Enfin, le troisième versant de cette figure d’auteur apparaît dans son retrait de la scène littéraire. À Saint-Gall, en Suisse, Ionesco abandonne ainsi les mots pour une peinture naïve et chargée de symboles. Le dernier visage de Ionesco est celui du mystique épris de philosophie orientale, passionné par la Kabbale, dans le sillage de son ami Mircea Eliade. Les essais de cette époque, d’Antidotes à La Quête intermittente, en passant par Un homme en question, sont autant de monologues nostalgiques et métaphysiques, au travers desquels Ionesco s'oriente vers une écriture intimiste où il se cherche, s’analyse lui-même et se révèle.

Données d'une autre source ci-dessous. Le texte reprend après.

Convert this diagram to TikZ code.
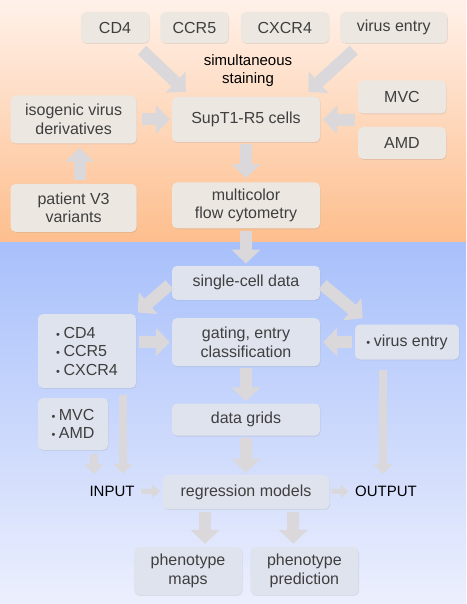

La coexistence intermittente de ces trois figures ne fait aucun doute. En effet, l’introspection est déjà présente en 1952 dans Les Chaises et en 1956 dans Amédée ou Comment s'en débarrasser, de même que les journaux intimes, Journal en miettes et Présent passé. Passé présent, sont publiés dans les années 1960, soit à l’époque où il investit les grandes scènes aux côtés de Jean-Louis Barrault. À l’inverse, alors que Ionesco semble s’être retiré de la vie publique, alors même qu’il est hospitalisé à Bruxelles le 22 février 1989, il transmet, par l’intermédiaire de sa fille, un réquisitoire célèbre contre le génocide du régime roumain, renouant avec la figure de l’intellectuel engagé. Pour autant, le 7 mai de la même année, à l’occasion de la Troisième Nuit des Molières, la facéties de l’amuseur et du trublion n'ont pas disparu. Ionesco reste parfaitement inégal à lui-même.


Œuvre

Eugène Ionesco est considéré, avec l'Irlandais Samuel Beckett, comme le père du théâtre de l'absurde, pour lequel il faut « sur un texte burlesque un jeu dramatique ; sur un texte dramatique, un jeu burlesque ». Au-delà du ridicule des situations les plus banales, le théâtre de Ionesco représente de façon palpable la solitude de l'homme et l'insignifiance de son existence. Il refusait cependant lui-même la catégorisation de ses œuvres sous la dénomination de théâtre de l’Absurde. « Je préfère à l’expression absurde celle d’insolite. » Il voit dans ce dernier terme un caractère d’effroi et d’émerveillement face à l’étrangeté du monde alors que l’absurde serait synonyme de non-sens, d’incompréhension. « Ce n’est pas parce qu’on ne comprend pas une chose qu’elle est absurde » résume son biographe André Le Gall.